STDs-&-STIs Sexually Transmitted Diseases and Sexually Transmitted Infections can also have an impact on urinary health. While STDs are common in the U.S. with more than 20 million new infections being diagnosed every year, and countless that go undiagnosed, according to the CDC, many ignore the risks and symptoms of the infections and diseases. There are several STDs that may impact urinary health in both men and women, with symptoms of painful urination. These include:
  • chlamydia
  • gonorrhea
  • trichomoniasis
  • genital herpes
Women may also develop severe pelvic pain that may lead to infertility or even death. Pelvic Inflammatory Disease (PID) may occur if an STD like chlamydia or gonorrhea goes untreated as the bacteria travel from the cervix to the uterus. It is also sometimes caused by a complication with pelvic surgery. Symptoms can include everything from lower abdominal or pelvic pain, pain during sex, abnormal bleeding or spotting, abnormal vaginal discharge, fever, frequent urination, low back pain, and nausea. Because these are so similar to other kinds of infection symptoms, it is important for a healthcare professional to properly diagnose you.

Tips for Vaginal Health

Tips for Vaginal Health Generally, practicing safe, healthy, and sanitary daily practices and leading a healthy and active life can help prevent vaginal health complications. There are a few other tips and preventative measures that women can use to support their overall and vaginal health, which may be leading to urinary complications. Keep Clean - Make sure you’re practicing good hygiene habits. Shower or bathe regularly, change undergarments daily, and in the bathroom, wipe front to back (this is a very real suggestion from the Mayo Clinic). Avoid using heavily perfumed “feminine hygiene” products, such as deodorant sprays and soaps as they are often heavy in chemicals that can irritate the vagina and throw off pH balance.
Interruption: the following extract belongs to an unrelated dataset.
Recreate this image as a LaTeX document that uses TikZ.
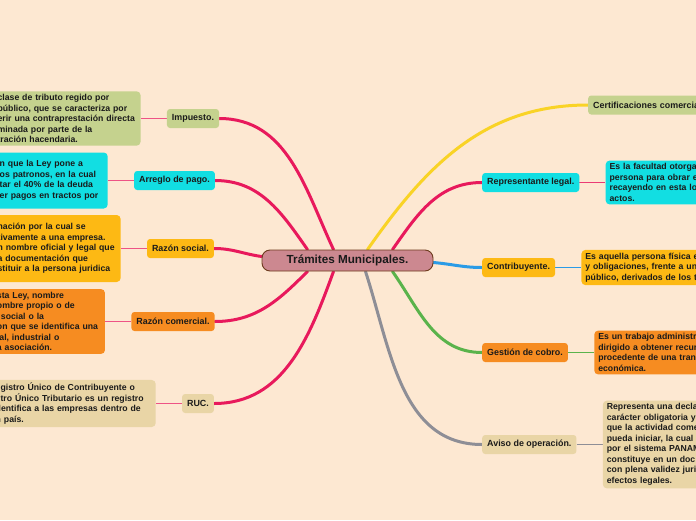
\documentclass[tikz,border=0pt]{standalone}
\usepackage{fontspec}
\setmainfont{Liberation Sans}
\usetikzlibrary{positioning}
\definecolor{paper}{HTML}{FDE8D2}
\definecolor{ink}{HTML}{1A1A1A}
\definecolor{crimson}{HTML}{E8195C}
\definecolor{sun}{HTML}{F9D326}
\definecolor{sky}{HTML}{2A9BE6}
\definecolor{leaf}{HTML}{5AB34B}
\definecolor{stone}{HTML}{8E8E96}
\definecolor{sage}{HTML}{C5D28E}
\definecolor{aqua}{HTML}{12DEE2}
\definecolor{amber}{HTML}{FDB914}
\definecolor{tangerine}{HTML}{F68C21}
\definecolor{sand}{HTML}{E9D5A6}
\definecolor{rosewood}{HTML}{CC8890}
\definecolor{bark}{HTML}{6E3B1E}
\pgfdeclarelayer{paperlayer}
\pgfdeclarelayer{linklayer}
\pgfsetlayers{paperlayer,linklayer,main}

\begin{document}
\begin{tikzpicture}[x=1pt, y=1pt,
  hub/.style={rectangle, draw=bark, line width=0.9pt, fill=rosewood, minimum width=171pt, minimum height=21pt, rounded corners=8pt, text=ink, font=\fontsize{11.7}{14}\selectfont\bfseries},
  topic/.style={rectangle, minimum height=19pt, inner xsep=5pt, rounded corners=3pt, text=ink, font=\fontsize{8.9}{10.5}\selectfont\bfseries},
  note/.style={rectangle, inner xsep=4pt, inner ysep=3pt, rounded corners=4pt, align=left, text=ink, font=\fontsize{8.7}{10.5}\selectfont\bfseries},
  branch/.style={line width=3pt, line cap=round},
  twig/.style={line width=1.3pt},
  node distance=26pt,
]
  \useasboundingbox (0,0) rectangle (696,-520);
  \node[hub] (tm) at (347.5,-260.5) {Trámites Municipales.};
  % left side
  \node[topic, fill=sage] (imp) at (193,-118.5) {Impuesto.};
  \node[topic, fill=aqua] (arr) at (174.5,-180.5) {Arreglo de pago.};
  \node[topic, fill=amber] (rsoc) at (180.5,-248.5) {Razón social.};
  \node[topic, fill=tangerine] (rcom) at (173,-321.5) {Razón comercial.};
  \node[topic, fill=sand] (ruc) at (198,-403.5) {RUC.};
  \node[note, fill=sage, left=of imp, text width=139pt] (impnote) {\mbox{clase de tributo regido por}\\ \mbox{público, que se caracteriza por}\\ \mbox{erir una contraprestación directa}\\ \mbox{minada por parte de la}\\ \mbox{tración hacendaria.}};
  \node[note, fill=aqua, left=of arr, text width=104pt, minimum height=56pt] (arrnote) {\mbox{n que la Ley pone a}\\ \mbox{os patronos, en la cual}\\ \mbox{tar el 40\% de la deuda}\\ \mbox{er pagos en tractos por}};
  \node[note, fill=amber, left=of rsoc, text width=119pt, minimum height=67pt] (rsocnote) {\mbox{nación por la cual se}\\ \mbox{tivamente a una empresa.}\\ \mbox{n nombre oficial y legal que}\\ \mbox{a documentación que}\\ \mbox{stituir a la persona juridica}};
  \node[note, fill=tangerine, left=of rcom, text width=104pt] (rcomnote) {\mbox{sta Ley, nombre}\\ \mbox{ombre propio o de}\\ \hspace*{4pt}\mbox{social o la}\\ \mbox{on que se identifica una}\\ \mbox{ial, industrial o}\\ \mbox{a asociación.}};
  \node[note, fill=sand, left=of ruc, text width=156pt] (rucnote) {\mbox{egistro Único de Contribuyente o}\\ \mbox{stro Único Tributario es un registro}\\ \mbox{dentifica a las empresas dentro de}\\ \mbox{n país.}};
  % right side
  \node[topic, fill=sage, anchor=west, text width=130pt, align=left] (cert) at (588,-105) {Certificaciones comercia};
  \node[topic, fill=aqua, anchor=west] (rep) at (482,-182.5) {Representante legal.};
  \node[topic, fill=amber, anchor=west] (contr) at (482,-267.5) {Contribuyente.};
  \node[topic, fill=tangerine, anchor=west] (gest) at (482,-352.5) {Gestión de cobro.};
  \node[topic, fill=sand, anchor=west] (aviso) at (482,-444.5) {Aviso de operación.};
  \node[note, fill=aqua, right=of rep, text width=150pt] (repnote) {Es la facultad otorga\\ persona para obrar e\\ recayendo en esta lo\\ actos.};
  \node[note, fill=amber, right=of contr, text width=150pt] (contrnote) {Es aquella persona física e\\ y obligaciones, frente a un\\ público, derivados de los t};
  \node[note, fill=tangerine, right=of gest, text width=150pt] (gestnote) {Es un trabajo administr\\ dirigido a obtener recur\\ procedente de una tran\\ económica.};
  \node[note, fill=sand, right=of aviso, text width=150pt] (avisonote) {Representa una decla\\ carácter obligatoria y\\ que la actividad come\\ pueda iniciar, la cual\\ por el sistema PANAM\\ constituye en un doc\\ con plena validez juri\\ efectos legales.};
  \begin{pgfonlayer}{paperlayer}
    \fill[paper] (0,0) rectangle (696,-520);
  \end{pgfonlayer}
  \begin{pgfonlayer}{linklayer}
    % branches from the hub
    \draw[branch, crimson] ([xshift=-14pt]tm.north) to[out=115, in=0] (imp.east);
    \draw[branch, crimson] ([xshift=-40pt]tm.north) to[out=125, in=0] (arr.east);
    \draw[branch, crimson] ([yshift=4pt]tm.west) to[out=172, in=0] (rsoc.east);
    \draw[branch, crimson] ([xshift=-40pt]tm.south) to[out=225, in=0] (rcom.east);
    \draw[branch, crimson] ([xshift=-14pt]tm.south) to[out=250, in=0] (ruc.east);
    \draw[branch, sun] ([xshift=20pt]tm.north) to[out=55, in=180] (cert.west);
    \draw[branch, crimson] ([xshift=45pt]tm.north) to[out=55, in=180] (rep.west);
    \draw[branch, sky] ([yshift=-2pt]tm.east) to[out=-5, in=180] (contr.west);
    \draw[branch, leaf] ([xshift=45pt]tm.south) to[out=-55, in=180] (gest.west);
    \draw[branch, stone] ([xshift=18pt]tm.south) to[out=-72, in=180] (aviso.west);
    % twigs to the notes
    \draw[twig, crimson!75] (imp.west) -- (impnote.east);
    \draw[twig, crimson!75] (arr.west) -- (arrnote.east);
    \draw[twig, crimson!75] (rsoc.west) -- (rsocnote.east);
    \draw[twig, crimson!75] (rcom.west) -- (rcomnote.east);
    \draw[twig, crimson!75] (ruc.west) -- (rucnote.east);
    \draw[twig, crimson!85] (rep.east) -- (repnote.west);
    \draw[twig, sky] (contr.east) -- (contrnote.west);
    \draw[twig, leaf] (gest.east) -- (gestnote.west);
    \draw[twig, stone] (aviso.east) -- (avisonote.west);
  \end{pgfonlayer}
\end{tikzpicture}
\end{document}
Practice Healthy Sex Habits - To avoid both STDs and UTIs, healthy and safe sex is important. If you don’t know your partners' past sexual history, using condoms will prevent the spread of STDs or STIs. In addition, always urinate both before and after sexual intercourse to flush out any bacteria. Drink Your Water - Water helps to dilute the urine, allowing the body to not only pass urine more frequently but pass more bacteria through the system before an infection can occur. Birth Control Options - Spermicide, a chemical that is inserted into the vagina before sex to kill or immobilize sperm to prevent pregnancies has been linked to an increase in UTIs and vaginal irritation. Women that use a diaphragm as a form of birth control are also more likely to develop UTIs because the diaphragms push against the urethra and make it harder to completely empty your bladder. The urine that stays in the bladder is more likely to grow bacteria and cause infections. These are all preventive and precautionary steps that women can take to help support their vaginal and urinary health. In addition to taking these steps, visit your doctor, OBGYN, and take advantage of local women’s health clinics to ensure that your vaginal health is stable.